Buttery rolled cookies filled with a sweet walnut mixture and glazed with vanilla icing.
Prep Time30 minutes
Cook Time15 minutes
Total Time2 hours
Servings: 72 cookies

Ingredients

  • 1 cup granulated sugar 200 g
  • 1 cup vegetable shortening 205 g
  • 1 egg
  • 1 teaspoon vanilla extract
  • 1 cup milk whole or 2% (244 ml)
  • 4.5 cups all-purpose flour 562.5 g
  • 4 teaspoons baking powder
  • 1/2 teaspoon salt 0.5 teaspoon
  • 1.5 lb walnuts very finely chopped or ground (680.39 g)
  • 1/2 cup unsalted butter melted (113.5 g)
  • 1.5 cups granulated sugar for filling (300 g)
  • 4 egg whites lightly beaten
  • 2 cups powdered sugar for icing (240 g)
  • 1 teaspoon vanilla extract for icing
  • 4 tablespoons milk for icing

Instructions

  • Preheat the oven to 350°F (175°C) and line two baking sheets with parchment paper.
  • Make the dough: Whisk the all-purpose flour, baking powder, and salt together in a medium bowl.
  • In a large bowl, use an electric mixer on medium speed to cream 1 cup granulated sugar and 1 cup vegetable shortening until light and fluffy. Beat in 1 egg and 1 teaspoon vanilla until combined.
  • Add the flour mixture and 1 cup milk alternately to the creamed mixture, beginning and ending with the flour mixture, mixing until just incorporated; the dough will be soft.
  • Divide the dough into four equal portions, wrap each in plastic wrap, and refrigerate for at least 1 hour until firm.
  • Make the filling: In a large bowl, combine the very finely chopped walnuts and 1½ cups granulated sugar.
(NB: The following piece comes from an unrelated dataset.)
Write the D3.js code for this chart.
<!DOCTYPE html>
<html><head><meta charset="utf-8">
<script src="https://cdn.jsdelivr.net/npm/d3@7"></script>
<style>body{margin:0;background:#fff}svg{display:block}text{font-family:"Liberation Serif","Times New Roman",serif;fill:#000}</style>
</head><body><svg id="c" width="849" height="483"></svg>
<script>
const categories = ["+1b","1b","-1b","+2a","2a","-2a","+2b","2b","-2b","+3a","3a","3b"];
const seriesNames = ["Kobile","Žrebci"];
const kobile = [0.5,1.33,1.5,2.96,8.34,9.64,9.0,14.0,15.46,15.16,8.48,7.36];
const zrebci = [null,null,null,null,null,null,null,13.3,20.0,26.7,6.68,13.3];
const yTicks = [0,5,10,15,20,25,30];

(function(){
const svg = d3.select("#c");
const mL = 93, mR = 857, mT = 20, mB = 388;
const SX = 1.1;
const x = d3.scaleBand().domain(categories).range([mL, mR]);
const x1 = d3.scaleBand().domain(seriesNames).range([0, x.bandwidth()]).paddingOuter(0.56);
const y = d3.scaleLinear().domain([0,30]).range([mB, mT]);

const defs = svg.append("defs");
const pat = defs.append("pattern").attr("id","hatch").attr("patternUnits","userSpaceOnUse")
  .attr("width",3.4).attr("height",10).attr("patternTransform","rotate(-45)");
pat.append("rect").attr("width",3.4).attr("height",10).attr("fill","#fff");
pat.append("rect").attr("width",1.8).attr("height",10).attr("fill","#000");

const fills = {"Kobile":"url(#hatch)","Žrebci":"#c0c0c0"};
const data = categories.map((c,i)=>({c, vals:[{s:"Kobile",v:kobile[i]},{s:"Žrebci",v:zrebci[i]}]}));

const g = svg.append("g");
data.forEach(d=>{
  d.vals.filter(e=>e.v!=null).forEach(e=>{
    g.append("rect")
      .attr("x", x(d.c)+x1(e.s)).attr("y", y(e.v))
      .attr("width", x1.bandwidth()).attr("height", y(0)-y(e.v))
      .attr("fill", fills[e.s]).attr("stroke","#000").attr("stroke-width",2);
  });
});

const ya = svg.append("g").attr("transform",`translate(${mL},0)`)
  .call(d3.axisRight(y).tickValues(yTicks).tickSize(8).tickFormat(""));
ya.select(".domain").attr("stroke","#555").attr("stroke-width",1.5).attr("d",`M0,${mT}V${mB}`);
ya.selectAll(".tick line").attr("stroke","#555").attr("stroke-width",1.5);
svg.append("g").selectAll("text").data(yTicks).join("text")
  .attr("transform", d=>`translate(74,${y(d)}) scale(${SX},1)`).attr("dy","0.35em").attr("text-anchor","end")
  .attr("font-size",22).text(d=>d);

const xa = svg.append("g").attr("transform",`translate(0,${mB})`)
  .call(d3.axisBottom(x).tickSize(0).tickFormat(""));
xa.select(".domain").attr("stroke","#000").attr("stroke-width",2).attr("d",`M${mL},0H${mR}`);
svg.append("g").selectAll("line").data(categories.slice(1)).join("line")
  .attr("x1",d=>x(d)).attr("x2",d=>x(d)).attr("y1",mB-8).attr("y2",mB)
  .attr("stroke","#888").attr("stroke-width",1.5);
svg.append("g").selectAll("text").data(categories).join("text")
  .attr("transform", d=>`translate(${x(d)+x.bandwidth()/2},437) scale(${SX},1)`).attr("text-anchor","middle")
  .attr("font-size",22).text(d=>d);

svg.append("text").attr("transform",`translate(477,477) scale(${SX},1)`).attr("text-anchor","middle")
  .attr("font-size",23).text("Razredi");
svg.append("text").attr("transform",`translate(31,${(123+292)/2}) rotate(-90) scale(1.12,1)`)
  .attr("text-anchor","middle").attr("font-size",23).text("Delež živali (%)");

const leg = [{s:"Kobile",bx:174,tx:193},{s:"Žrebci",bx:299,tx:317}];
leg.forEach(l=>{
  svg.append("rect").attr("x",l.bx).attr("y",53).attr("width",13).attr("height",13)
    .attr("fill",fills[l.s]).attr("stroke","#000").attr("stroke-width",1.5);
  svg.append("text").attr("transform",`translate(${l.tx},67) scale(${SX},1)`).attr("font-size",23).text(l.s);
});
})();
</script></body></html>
Stir in the melted butter, then mix in the lightly beaten egg whites until evenly combined.
  • Assemble: On a well-floured surface, roll one chilled dough portion into a rectangle about 6 x 18 inches. Spread one-quarter of the walnut filling evenly over the dough, leaving a small border.
  • Tightly roll the dough like a jelly roll from a short side, seal the ends, and cut the roll into 1-inch slices. Place each cookie cut-side up on the prepared baking sheets.
  • Repeat rolling, filling, and slicing with remaining dough and filling. Bake the cookies until light golden brown, about 30 minutes.
  • Cool the cookies on a wire rack completely before icing.
  • Make the icing: Whisk the powdered sugar, 1 teaspoon vanilla, and 4 tablespoons milk in a small bowl until smooth. Dip the tops of the cooled cookies into the icing, allow excess to drip off, and let the icing set completely.

Equipment

  • Mixing bowls
  • Electric Mixer
  • Food Processor
  • rolling surface
  • offset spatula
  • Baking Sheets
  • Parchment Paper
  • Wire Rack

Notes

  • Nutritional values are based on one cookie.